Abstract

Hardware/software (HW-SW) partitioning is a key problem in the codesign of embedded systems, studied extensively in the past. One major open challenge for traditional partitioning approaches -- as we move to more complex and heterogeneous SOCs -- is the lack of efficient exploration of the large space of possible HW/SW configurations, coupled with the inability to efficiently scale up with larger problem sizes. In this paper, we make two contributions for HW-SW partitioning of applications represented as procedural call-graphs: 1) we prove that during partitioning, the execution time metric for moving a vertex needs to be updated only for the immediate neighbours of the vertex, rather than for all ancestors along paths to the root vertex; consequently, we observe faster run-times for move-based partitioning algorithms such as Simulated Annealing (SA), allowing call graphs with thousands of vertices to be processed in less than a second, and 2) we devise a new cost function for SA that allows frequent discovery of better partitioning solutions by searching spaces overlooked by traditional SA cost functions.

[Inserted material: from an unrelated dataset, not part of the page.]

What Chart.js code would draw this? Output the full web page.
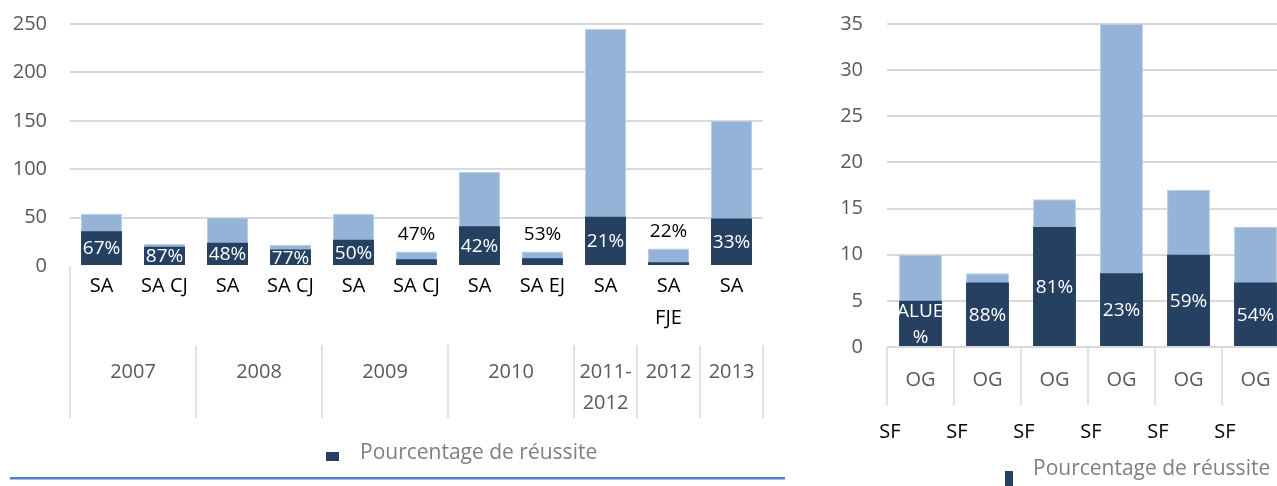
<!DOCTYPE html>
<html lang="fr">
<head>
  <meta charset="UTF-8" />
  <title>Pourcentage de réussite</title>
  <script src="https://cdn.jsdelivr.net/npm/chart.js"></script>
  <style>
    html, body { margin: 0; padding: 0; background: #fff; }
    body { width: 1277px; height: 486px; overflow: hidden; position: relative; font-family: "Open Sans", sans-serif; }
    canvas { position: absolute; top: 0; }
    #chartGauche { left: 0; }
    #chartDroite { left: 820px; }
    .legende { position: absolute; font-size: 21px; color: #7f7f7f; line-height: 24px; white-space: nowrap; }
    .legende span { position: absolute; background: #254061; }
    #trait { position: absolute; left: 10px; top: 477px; width: 775px; height: 2px; background: #4f81bd; border-bottom: 1px solid #a7c0e0; }
  </style>
</head>
<body>
  <canvas id="chartGauche" width="790" height="441"></canvas>
  <canvas id="chartDroite" width="500" height="486"></canvas>

  <div class="legende" style="left:360px; top:439px;"><span style="left:-34px; top:13px; width:13px; height:9px;"></span>Pourcentage de réussite</div>
  <div class="legende" style="left:1033px; top:455px;"><span style="left:-28px; top:16px; width:8px; height:15px;"></span>Pourcentage de réussite</div>
  <div id="trait"></div>

  <script>
    // graphique de gauche
    const categoriesGauche = ['SA', 'SA CJ', 'SA', 'SA CJ', 'SA', 'SA CJ', 'SA', 'SA EJ', 'SA', ['SA', 'FJE'], 'SA'];
    const anneesGauche = ['2007', '2008', '2009', '2010', ['2011-', '2012'], '2012', '2013'];
    const spansGauche = [2, 2, 2, 2, 1, 1, 1];
    const inscritsGauche = [54, 23, 50, 22, 54, 15, 97, 15, 245, 18, 150];
    const reussisGauche = [36, 20, 24, 17, 27, 7, 41, 8, 51, 4, 49];
    const tauxGauche = ['67%', '87%', '48%', '77%', '50%', '47%', '42%', '53%', '21%', '22%', '33%'];
    const maxGauche = 250, pasGauche = 50;

    // graphique de droite
    const categoriesDroite = ['OG', 'OG', 'OG', 'OG', 'OG', 'OG'];
    const groupesDroite = ['SF', 'SF', 'SF', 'SF', 'SF', 'SF'];
    const inscritsDroite = [10, 8, 16, 35, 17, 13];
    const reussisDroite = [5, 7, 13, 8, 10, 7];
    const tauxDroite = ['[VALUE]%', '88%', '81%', '23%', '59%', '54%'];
    const maxDroite = 35, pasDroite = 5;

    const FONCE = '#254061';
    const CLAIR = '#95b3d7';
    const GRILLE = '#d9d9d9';

    Chart.defaults.font.family = '"Open Sans", sans-serif';
    Chart.defaults.font.size = 20;

    // étiquettes de pourcentage sur les barres foncées
    const etiquettes = {
      id: 'etiquettes',
      afterDatasetsDraw(chart, args, opts) {
        const { ctx, chartArea } = chart;
        const fonce = chart.getDatasetMeta(0).data;
        const clair = chart.getDatasetMeta(1).data;
        ctx.save();
        ctx.font = '19px "Open Sans"';
        ctx.textAlign = 'center';
        ctx.textBaseline = 'middle';
        fonce.forEach((bar, i) => {
          const txt = opts.labels[i];
          const h = bar.base - bar.y;
          const w = bar.width;
          if (h < 12) {
            ctx.fillStyle = '#000';
            ctx.fillText(txt, bar.x, Math.min(bar.y, clair[i].y) - 17);
            return;
          }
          let lignes = [txt];
          if (ctx.measureText(txt).width > w) lignes = [txt.slice(0, -1), txt.slice(-1)];
          ctx.save();
          ctx.beginPath();
          ctx.rect(bar.x - w / 2, chartArea.top, w, chartArea.bottom - chartArea.top);
          ctx.clip();
          ctx.fillStyle = '#fff';
          const cy = (bar.y + bar.base) / 2 + 1;
          lignes.forEach((l, k) => {
            // texte trop large : coupé par la barre, comme dans l'original
            const dx = ctx.measureText(l).width > w ? -6 : 0;
            ctx.fillText(l, bar.x + dx, cy + (k - (lignes.length - 1) / 2) * 26);
          });
          ctx.restore();
        });
        ctx.restore();
      }
    };

    // second niveau de l'axe des x (années) à gauche
    const axeAnnees = {
      id: 'axeAnnees',
      afterDraw(chart) {
        const { ctx, chartArea } = chart;
        const x = chart.scales.x;
        const pas = x.getPixelForValue(1) - x.getPixelForValue(0);
        const bord = i => x.getPixelForValue(i) - pas / 2;
        ctx.save();
        ctx.strokeStyle = GRILLE;
        ctx.lineWidth = 1.5;
        ctx.beginPath();
        ctx.moveTo(bord(0), chartArea.bottom);
        ctx.lineTo(bord(0), 418);
        let i = 0;
        spansGauche.forEach(s => {
          i += s;
          ctx.moveTo(bord(i), 345);
          ctx.lineTo(bord(i), 418);
        });
        ctx.stroke();
        ctx.fillStyle = '#595959';
        ctx.font = '20px "Open Sans"';
        ctx.textAlign = 'center';
        ctx.textBaseline = 'middle';
        i = 0;
        anneesGauche.forEach((a, k) => {
          const cx = (bord(i) + bord(i + spansGauche[k])) / 2;
          const lignes = Array.isArray(a) ? a : [a];
          lignes.forEach((l, n) => ctx.fillText(l, cx, 372 + n * 31));
          i += spansGauche[k];
        });
        ctx.restore();
      }
    };

    // séparateurs et second niveau (SF) à droite
    const axeDroite = {
      id: 'axeDroite',
      afterDraw(chart) {
        const { ctx, chartArea } = chart;
        const x = chart.scales.x;
        const pas = x.getPixelForValue(1) - x.getPixelForValue(0);
        const bord = i => x.getPixelForValue(i) - pas / 2;
        ctx.save();
        ctx.strokeStyle = GRILLE;
        ctx.lineWidth = 1.5;
        ctx.beginPath();
        for (let i = 0; i <= categoriesDroite.length; i++) {
          ctx.moveTo(bord(i), chartArea.bottom);
          ctx.lineTo(bord(i), 405);
        }
        ctx.stroke();
        ctx.fillStyle = '#000';
        ctx.font = '20px "Open Sans"';
        ctx.textAlign = 'center';
        ctx.textBaseline = 'middle';
        groupesDroite.forEach((g, i) => ctx.fillText(g, bord(i) + 3, 432));
        ctx.restore();
      }
    };

    function config(labels, inscrits, reussis, taux, max, pas, opts) {
      return {
        type: 'bar',
        data: {
          labels: labels,
          datasets: [
            { label: 'Pourcentage de réussite', data: reussis, backgroundColor: FONCE,
              barPercentage: opts.barre, categoryPercentage: 1 },
            { label: 'Inscrits', data: inscrits, backgroundColor: CLAIR, borderColor: '#b8cce4', borderWidth: 1,
              barPercentage: opts.barre, categoryPercentage: 1 }
          ]
        },
        options: {
          responsive: false,
          animation: false,
          layout: { padding: { top: 24, right: opts.droite, left: 0, bottom: 0 } },
          plugins: {
            legend: { display: false },
            tooltip: { enabled: false },
            etiquettes: { labels: taux }
          },
          scales: {
            x: {
              stacked: true,
              grid: { display: false },
              border: { display: false },
              ticks: { color: opts.couleurX, padding: opts.padX, autoSkip: false, maxRotation: 0,
                font: { size: 20, lineHeight: opts.interligne } },
              afterFit(s) { s.height = opts.hauteurX; s.paddingLeft = 0; s.paddingRight = 0; }
            },
            y: {
              min: 0, max: max,
              ticks: { stepSize: pas, color: '#595959', padding: opts.padY, font: { size: 20 } },
              grid: { lineWidth: 2, drawTicks: false,
                color: c => (c.tick.value === 0 && !opts.zero) ? 'rgba(0,0,0,0)' : GRILLE },
              border: { display: false },
              afterFit(s) { s.width = opts.largeurY; s.paddingTop = 0; s.paddingBottom = 0; }
            }
          }
        },
        plugins: [etiquettes, opts.axe]
      };
    }

    new Chart(document.getElementById('chartGauche'),
      config(categoriesGauche, inscritsGauche, reussisGauche, tauxGauche, maxGauche, pasGauche, {
        barre: 0.65, droite: 27, couleurX: '#000', padX: -4, interligne: 1.6, hauteurX: 175,
        padY: 23, largeurY: 70, zero: false, axe: axeAnnees
      }));

    new Chart(document.getElementById('chartDroite'),
      config(categoriesDroite, inscritsDroite, reussisDroite, tauxDroite, maxDroite, pasDroite, {
        barre: 0.64, droite: 31, couleurX: '#595959', padX: 13, interligne: 1.2, hauteurX: 139,
        padY: 24, largeurY: 67, zero: true, axe: axeDroite
      }));
  </script>
</body>
</html>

We present experimental results on a very large design space, where several thousand configurations are explored in minutes as compared to several hours or days using a traditional SA formulation. Furthermore, our approach is frequently able to locate better design points with over 10% improvement in application execution time compared to the solutions generated by a Kernighan-Lin partitioning algorithm starting with an all-SW partitioning.